GIVEN PROBLEM: Read the records below and copy each line that contains "this".

STORED DATA:
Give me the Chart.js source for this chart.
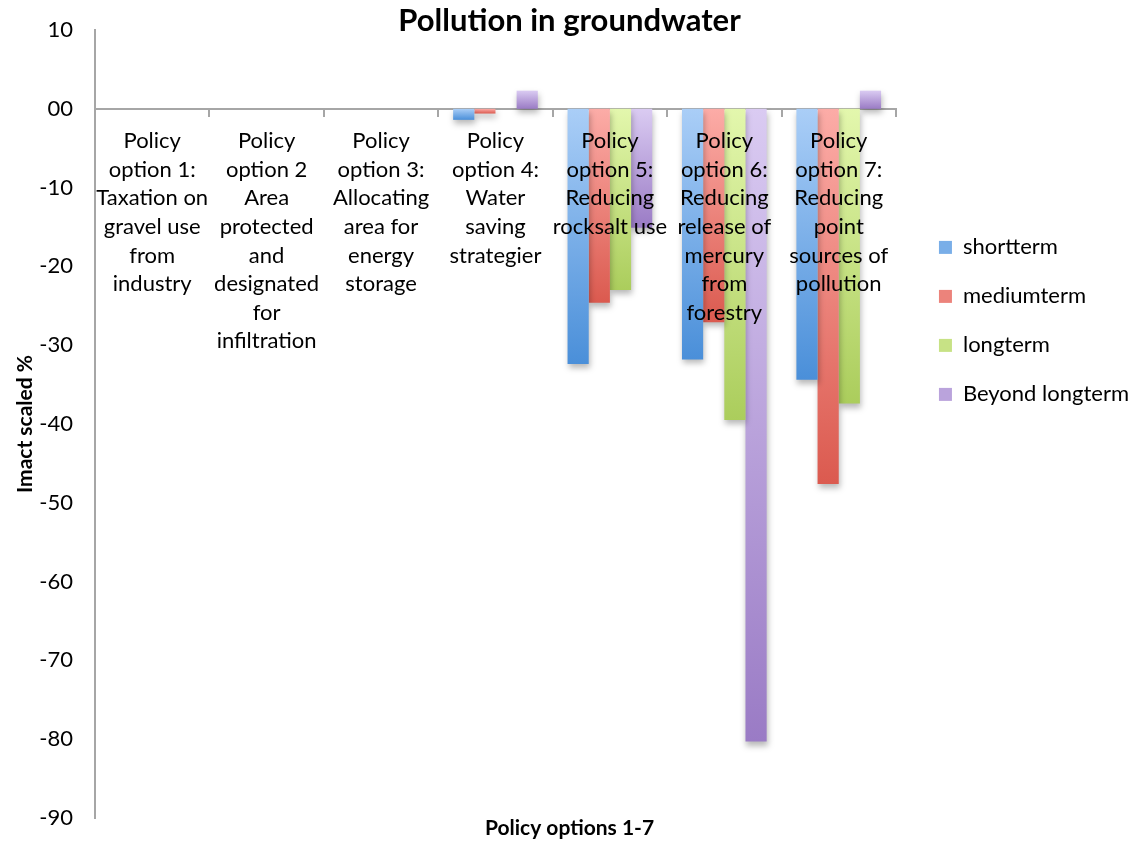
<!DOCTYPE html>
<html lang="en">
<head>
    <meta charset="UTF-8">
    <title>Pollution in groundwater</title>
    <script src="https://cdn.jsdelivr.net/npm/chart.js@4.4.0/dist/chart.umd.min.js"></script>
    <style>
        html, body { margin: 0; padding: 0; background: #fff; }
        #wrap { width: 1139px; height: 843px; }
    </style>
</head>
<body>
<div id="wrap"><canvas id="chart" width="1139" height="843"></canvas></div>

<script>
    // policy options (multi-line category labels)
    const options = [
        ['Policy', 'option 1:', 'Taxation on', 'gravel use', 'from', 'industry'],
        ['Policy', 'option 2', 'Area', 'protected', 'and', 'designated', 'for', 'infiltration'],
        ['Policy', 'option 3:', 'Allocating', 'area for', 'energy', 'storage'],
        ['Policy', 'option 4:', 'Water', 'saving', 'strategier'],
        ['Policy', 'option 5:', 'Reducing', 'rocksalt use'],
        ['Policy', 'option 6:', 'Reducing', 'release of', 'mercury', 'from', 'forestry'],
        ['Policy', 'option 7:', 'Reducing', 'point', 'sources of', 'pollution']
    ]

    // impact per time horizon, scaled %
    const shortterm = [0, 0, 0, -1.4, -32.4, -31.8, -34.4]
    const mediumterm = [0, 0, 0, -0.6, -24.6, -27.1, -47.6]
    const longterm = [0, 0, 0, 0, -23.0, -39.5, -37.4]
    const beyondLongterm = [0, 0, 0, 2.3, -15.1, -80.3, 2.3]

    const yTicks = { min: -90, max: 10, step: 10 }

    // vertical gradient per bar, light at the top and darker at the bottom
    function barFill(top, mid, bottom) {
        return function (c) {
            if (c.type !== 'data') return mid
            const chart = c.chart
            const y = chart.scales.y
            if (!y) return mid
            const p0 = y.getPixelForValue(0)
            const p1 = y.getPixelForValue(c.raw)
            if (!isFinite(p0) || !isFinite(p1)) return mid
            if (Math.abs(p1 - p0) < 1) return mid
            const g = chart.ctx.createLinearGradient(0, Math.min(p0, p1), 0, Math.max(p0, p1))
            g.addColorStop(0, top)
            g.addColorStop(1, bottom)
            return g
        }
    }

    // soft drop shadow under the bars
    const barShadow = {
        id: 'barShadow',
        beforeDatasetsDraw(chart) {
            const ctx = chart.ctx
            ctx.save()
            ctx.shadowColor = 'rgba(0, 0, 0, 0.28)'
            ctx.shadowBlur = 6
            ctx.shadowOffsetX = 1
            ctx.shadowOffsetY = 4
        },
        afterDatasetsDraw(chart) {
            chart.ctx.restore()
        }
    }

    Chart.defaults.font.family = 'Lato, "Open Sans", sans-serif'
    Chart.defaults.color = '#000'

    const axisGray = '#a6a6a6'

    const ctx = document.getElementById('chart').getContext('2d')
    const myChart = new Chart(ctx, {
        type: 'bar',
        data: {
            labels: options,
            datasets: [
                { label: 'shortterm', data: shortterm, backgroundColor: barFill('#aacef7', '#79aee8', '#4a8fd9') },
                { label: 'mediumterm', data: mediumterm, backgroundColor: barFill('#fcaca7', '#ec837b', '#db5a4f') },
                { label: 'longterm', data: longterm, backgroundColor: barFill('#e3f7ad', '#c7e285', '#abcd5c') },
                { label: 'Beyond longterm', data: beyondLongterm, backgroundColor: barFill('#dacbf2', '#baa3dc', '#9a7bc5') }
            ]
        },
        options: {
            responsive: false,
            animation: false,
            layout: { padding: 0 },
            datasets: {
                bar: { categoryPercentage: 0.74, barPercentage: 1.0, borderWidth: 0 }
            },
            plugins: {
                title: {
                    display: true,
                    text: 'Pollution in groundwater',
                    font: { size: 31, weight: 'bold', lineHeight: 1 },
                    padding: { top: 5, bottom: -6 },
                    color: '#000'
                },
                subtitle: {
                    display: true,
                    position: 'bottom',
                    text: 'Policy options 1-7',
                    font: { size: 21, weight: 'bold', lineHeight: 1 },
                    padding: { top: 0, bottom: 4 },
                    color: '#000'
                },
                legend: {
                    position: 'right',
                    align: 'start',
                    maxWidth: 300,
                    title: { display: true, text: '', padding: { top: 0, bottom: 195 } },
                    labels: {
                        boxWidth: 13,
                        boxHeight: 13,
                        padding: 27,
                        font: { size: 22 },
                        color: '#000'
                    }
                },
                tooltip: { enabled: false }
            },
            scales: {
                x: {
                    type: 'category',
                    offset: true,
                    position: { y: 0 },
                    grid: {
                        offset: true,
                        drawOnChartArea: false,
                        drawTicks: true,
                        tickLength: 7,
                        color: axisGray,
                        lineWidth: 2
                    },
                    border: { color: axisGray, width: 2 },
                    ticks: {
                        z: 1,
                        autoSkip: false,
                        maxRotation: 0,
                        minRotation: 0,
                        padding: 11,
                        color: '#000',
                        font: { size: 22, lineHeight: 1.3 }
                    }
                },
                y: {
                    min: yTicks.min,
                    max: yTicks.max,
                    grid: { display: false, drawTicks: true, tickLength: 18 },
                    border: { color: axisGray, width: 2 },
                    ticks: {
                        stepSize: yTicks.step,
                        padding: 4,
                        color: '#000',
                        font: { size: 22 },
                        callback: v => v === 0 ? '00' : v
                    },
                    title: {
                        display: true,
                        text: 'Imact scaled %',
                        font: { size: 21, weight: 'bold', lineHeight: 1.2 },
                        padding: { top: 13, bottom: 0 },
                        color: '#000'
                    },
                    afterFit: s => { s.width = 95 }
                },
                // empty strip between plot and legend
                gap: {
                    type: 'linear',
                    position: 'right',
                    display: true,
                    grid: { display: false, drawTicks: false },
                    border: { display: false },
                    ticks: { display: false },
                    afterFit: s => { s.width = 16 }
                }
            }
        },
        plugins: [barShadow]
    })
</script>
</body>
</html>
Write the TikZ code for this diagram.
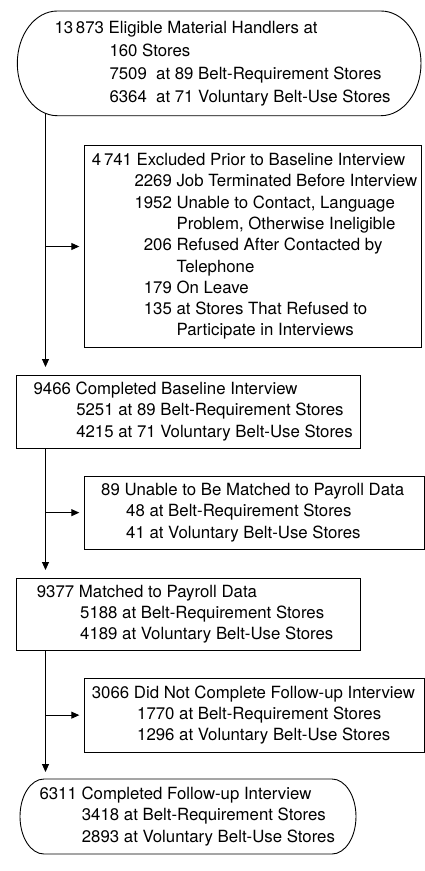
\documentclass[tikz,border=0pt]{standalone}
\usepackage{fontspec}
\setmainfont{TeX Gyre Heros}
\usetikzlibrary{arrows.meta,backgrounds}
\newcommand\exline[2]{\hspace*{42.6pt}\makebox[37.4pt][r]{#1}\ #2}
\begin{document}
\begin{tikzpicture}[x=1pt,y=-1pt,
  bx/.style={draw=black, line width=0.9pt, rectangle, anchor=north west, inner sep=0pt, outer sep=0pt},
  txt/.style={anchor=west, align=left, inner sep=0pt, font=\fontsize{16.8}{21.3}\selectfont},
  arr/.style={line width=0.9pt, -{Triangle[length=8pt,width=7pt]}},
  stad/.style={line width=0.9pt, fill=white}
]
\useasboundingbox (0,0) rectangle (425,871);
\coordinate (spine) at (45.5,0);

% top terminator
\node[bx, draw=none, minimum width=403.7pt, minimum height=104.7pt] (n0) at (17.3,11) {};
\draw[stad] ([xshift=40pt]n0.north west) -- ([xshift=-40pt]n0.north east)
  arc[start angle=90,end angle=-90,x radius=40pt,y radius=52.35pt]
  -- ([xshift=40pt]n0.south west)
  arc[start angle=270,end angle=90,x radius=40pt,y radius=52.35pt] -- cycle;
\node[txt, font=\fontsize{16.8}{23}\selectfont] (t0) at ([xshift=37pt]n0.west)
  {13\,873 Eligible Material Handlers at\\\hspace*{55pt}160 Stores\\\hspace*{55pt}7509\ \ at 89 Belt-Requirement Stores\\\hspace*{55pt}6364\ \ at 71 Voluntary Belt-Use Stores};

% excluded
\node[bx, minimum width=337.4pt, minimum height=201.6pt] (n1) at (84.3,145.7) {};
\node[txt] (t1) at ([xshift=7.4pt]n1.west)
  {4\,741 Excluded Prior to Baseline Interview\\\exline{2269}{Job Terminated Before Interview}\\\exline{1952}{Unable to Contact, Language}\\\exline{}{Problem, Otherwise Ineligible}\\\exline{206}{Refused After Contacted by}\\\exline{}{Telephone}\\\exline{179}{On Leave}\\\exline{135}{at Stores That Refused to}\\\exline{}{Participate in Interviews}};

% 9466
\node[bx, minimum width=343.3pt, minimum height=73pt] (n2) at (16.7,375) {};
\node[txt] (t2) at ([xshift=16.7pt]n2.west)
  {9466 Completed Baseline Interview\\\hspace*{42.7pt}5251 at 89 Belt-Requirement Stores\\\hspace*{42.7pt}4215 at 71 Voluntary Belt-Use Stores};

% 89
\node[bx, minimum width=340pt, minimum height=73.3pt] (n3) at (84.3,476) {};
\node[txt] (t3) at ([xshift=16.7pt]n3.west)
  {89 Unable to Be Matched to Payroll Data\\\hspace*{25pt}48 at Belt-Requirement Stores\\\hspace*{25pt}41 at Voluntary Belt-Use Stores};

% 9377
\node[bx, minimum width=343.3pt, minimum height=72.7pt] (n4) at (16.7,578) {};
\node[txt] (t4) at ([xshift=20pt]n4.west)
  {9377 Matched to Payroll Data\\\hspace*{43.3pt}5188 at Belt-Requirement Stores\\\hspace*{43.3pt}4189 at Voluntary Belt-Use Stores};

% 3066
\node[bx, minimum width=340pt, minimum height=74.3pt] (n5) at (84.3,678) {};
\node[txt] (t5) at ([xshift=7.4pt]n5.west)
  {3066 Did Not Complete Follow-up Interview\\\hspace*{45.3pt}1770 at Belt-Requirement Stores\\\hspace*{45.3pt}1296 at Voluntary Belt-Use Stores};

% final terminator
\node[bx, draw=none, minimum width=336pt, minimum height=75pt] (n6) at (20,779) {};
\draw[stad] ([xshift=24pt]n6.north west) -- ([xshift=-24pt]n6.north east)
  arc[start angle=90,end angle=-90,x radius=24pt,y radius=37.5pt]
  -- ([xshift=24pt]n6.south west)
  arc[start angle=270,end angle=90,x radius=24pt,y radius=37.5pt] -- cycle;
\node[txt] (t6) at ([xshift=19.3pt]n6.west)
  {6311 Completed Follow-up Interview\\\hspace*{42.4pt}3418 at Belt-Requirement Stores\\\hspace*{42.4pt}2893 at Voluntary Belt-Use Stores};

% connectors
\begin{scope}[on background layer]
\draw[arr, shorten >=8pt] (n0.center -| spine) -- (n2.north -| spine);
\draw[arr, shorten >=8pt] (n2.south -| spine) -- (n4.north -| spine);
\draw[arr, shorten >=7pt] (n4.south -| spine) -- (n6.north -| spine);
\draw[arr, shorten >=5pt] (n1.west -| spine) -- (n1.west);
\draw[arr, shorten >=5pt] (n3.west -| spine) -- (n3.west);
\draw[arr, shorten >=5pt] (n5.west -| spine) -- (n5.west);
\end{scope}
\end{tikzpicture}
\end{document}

COMPLETED TASK:
Give me the Chart.js source for this chart.
Write the TikZ code for this diagram.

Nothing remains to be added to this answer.